Brain and Environmental Training Towards Emotional Resilience
(10/23/2015) 66 minutes
 

description:

Objective of the lecture is to demonstrate how science can help solve clinical problems through imaging technology that opens a window into the brain's mechanisms. Pediatric bipolar disorder is selected as a clinical illness model to study affective, cognitive and sensori-motor domains. On behavioral characterization, executive function, working memory, verbal memory attention and affect regulation were uncovered and shown to persist despite medication or illness status.
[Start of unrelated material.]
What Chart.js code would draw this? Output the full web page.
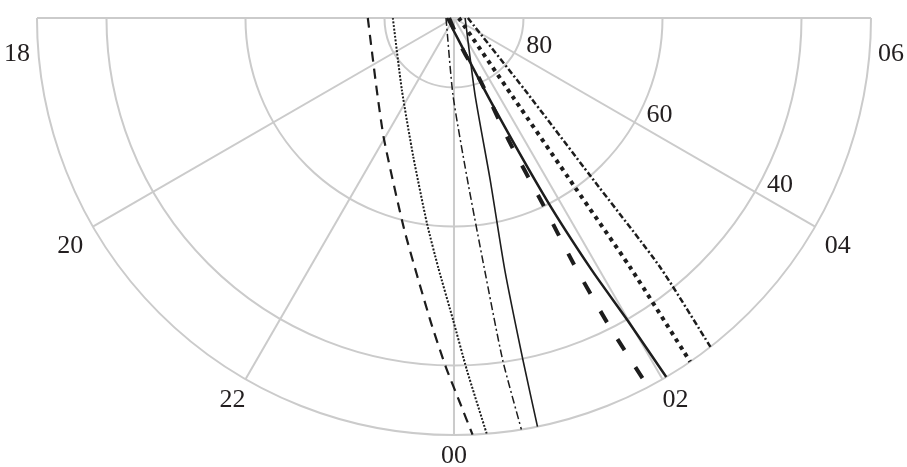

The brain circuitry model was mapped to reveal impaired fronto-limbic, occipito-limbic, occipito-temporo-frontal, dorsal and ventral fronto-striatal, and cortico-cortical circuits. Furthermore, it became apparent that negative emotions impact affective and cognitive circuitry functions, independently and at the interface of the ventral and dorsal brain circuits. This information then led to two complementary programmatic trails of research intervention: (1) Specific pharmacotherapy agents targeted to maximize the neurocognitive function, and reverse the clinical symptoms and the brain circuitry dysfunction, and (2) The neuroscience informed child and family focused cognitive therapy or "RAINBOW" therapy. This research inquiry could serve as a prototype in forging neuroscience informed clinical interventions model termed the ABCD model - Assessment, Brain functional understanding, Chemical intervention, and Dynamics of environment addressed through individualized psychosocial intervention.